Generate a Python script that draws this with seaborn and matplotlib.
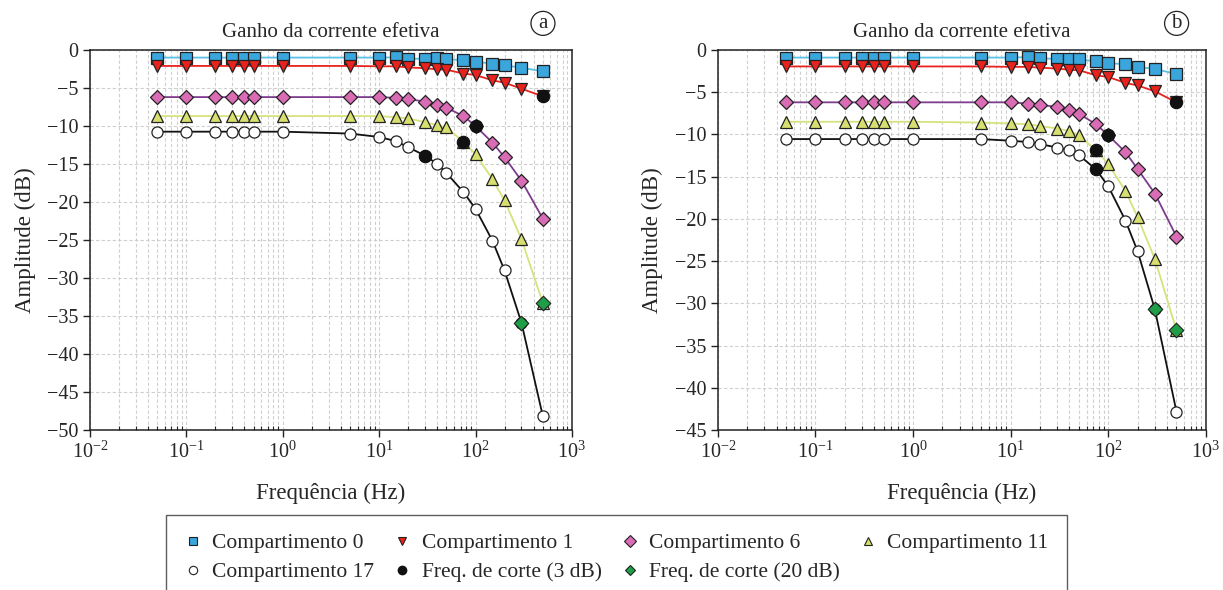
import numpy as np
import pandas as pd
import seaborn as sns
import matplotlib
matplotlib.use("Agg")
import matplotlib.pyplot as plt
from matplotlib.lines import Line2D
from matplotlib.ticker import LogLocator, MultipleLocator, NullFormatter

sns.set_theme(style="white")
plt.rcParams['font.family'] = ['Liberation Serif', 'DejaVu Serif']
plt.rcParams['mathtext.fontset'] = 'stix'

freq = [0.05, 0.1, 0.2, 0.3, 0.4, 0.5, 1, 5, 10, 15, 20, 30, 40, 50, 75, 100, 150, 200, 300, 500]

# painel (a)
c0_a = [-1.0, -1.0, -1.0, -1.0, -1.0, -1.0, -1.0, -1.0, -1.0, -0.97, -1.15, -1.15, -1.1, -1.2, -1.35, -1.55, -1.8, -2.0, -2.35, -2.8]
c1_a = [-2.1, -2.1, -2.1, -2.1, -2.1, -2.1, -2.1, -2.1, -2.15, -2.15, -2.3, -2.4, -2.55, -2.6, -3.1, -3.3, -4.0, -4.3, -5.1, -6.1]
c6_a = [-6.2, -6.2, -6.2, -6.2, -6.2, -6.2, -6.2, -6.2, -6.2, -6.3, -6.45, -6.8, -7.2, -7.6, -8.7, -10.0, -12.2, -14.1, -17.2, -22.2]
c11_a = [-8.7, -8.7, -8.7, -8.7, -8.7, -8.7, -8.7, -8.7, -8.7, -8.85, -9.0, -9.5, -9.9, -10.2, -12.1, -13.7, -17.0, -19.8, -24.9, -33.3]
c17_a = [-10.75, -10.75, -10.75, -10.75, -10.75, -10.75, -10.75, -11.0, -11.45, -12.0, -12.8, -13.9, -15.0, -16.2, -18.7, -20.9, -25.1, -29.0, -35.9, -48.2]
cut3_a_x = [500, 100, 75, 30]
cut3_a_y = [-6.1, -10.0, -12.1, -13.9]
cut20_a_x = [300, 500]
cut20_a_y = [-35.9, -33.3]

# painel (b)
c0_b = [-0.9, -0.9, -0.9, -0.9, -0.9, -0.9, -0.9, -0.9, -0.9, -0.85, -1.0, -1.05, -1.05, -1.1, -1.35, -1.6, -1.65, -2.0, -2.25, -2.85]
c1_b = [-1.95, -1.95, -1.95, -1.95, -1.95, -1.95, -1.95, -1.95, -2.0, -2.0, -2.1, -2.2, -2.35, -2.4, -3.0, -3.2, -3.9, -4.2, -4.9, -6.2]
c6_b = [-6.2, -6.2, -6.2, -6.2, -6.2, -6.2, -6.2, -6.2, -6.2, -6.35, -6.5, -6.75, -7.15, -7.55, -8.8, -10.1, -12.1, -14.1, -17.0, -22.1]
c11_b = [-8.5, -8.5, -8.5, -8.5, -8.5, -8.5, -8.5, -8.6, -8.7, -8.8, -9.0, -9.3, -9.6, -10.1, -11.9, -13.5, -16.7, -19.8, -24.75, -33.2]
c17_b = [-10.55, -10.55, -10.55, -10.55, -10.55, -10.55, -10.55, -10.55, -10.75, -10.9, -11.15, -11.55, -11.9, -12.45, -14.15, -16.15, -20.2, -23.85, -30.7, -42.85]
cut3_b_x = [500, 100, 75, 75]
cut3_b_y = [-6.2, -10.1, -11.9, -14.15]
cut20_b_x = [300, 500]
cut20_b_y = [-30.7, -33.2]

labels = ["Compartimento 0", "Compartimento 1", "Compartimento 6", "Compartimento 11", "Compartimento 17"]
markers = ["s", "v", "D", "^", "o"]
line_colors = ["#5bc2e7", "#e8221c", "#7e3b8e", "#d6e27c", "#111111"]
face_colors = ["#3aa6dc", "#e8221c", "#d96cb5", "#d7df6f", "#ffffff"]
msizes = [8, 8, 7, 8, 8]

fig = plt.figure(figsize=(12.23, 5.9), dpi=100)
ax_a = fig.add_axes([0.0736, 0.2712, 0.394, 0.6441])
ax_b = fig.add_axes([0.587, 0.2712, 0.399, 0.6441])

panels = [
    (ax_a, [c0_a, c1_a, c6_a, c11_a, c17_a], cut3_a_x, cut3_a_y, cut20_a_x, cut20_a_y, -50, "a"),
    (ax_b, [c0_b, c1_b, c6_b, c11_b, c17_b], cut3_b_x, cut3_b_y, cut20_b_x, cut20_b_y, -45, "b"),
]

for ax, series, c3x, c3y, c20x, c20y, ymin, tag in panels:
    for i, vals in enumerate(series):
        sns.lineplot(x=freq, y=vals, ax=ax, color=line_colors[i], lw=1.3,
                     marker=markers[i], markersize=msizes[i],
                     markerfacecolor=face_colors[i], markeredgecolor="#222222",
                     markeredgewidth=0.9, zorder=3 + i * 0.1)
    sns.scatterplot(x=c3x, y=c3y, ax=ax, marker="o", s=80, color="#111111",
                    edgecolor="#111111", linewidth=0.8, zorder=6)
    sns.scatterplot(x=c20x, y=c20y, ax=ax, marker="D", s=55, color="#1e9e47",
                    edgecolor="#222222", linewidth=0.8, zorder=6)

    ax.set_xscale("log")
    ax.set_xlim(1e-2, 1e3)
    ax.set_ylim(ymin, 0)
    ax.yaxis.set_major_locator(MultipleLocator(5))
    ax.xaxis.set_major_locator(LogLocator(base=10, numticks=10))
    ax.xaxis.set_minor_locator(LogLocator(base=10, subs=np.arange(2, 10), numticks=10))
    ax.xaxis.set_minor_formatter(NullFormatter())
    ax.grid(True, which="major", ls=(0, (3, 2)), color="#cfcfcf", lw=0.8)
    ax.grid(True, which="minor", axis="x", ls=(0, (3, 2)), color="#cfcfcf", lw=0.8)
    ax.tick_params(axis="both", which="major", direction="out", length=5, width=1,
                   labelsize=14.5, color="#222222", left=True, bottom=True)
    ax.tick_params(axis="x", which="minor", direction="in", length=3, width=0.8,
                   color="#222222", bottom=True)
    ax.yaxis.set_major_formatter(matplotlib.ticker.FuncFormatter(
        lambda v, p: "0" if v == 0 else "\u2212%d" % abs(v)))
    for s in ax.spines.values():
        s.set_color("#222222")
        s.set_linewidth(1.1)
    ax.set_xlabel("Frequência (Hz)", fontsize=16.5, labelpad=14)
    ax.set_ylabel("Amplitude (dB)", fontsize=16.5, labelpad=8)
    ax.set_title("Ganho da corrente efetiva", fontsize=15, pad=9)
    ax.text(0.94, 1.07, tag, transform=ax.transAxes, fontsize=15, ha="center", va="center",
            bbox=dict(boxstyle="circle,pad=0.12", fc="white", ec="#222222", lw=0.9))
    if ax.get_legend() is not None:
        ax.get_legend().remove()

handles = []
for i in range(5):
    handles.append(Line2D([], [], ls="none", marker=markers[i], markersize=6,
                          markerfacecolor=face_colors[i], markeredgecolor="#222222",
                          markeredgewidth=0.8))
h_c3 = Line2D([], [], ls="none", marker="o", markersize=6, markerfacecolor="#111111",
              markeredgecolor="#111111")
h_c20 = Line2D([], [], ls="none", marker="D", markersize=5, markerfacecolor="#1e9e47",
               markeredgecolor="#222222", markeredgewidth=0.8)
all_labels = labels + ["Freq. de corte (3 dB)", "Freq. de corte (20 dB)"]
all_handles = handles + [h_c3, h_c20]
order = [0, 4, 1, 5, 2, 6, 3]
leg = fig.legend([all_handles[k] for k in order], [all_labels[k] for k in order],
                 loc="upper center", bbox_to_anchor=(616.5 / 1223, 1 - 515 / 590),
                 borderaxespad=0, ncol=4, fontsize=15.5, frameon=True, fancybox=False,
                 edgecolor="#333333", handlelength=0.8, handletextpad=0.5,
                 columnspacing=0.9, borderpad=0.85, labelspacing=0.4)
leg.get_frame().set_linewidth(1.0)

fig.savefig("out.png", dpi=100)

* What you should do *
Make an exact copy of the lines from the top of the material through the line with "plt.rcParams['mathtext.fontset'] = 'stix'", pictures excluded.

* Solution for this task *
Generate a Python script that draws this with seaborn and matplotlib.
import numpy as np
import pandas as pd
import seaborn as sns
import matplotlib
matplotlib.use("Agg")
import matplotlib.pyplot as plt
from matplotlib.lines import Line2D
from matplotlib.ticker import LogLocator, MultipleLocator, NullFormatter

sns.set_theme(style="white")
plt.rcParams['font.family'] = ['Liberation Serif', 'DejaVu Serif']
plt.rcParams['mathtext.fontset'] = 'stix'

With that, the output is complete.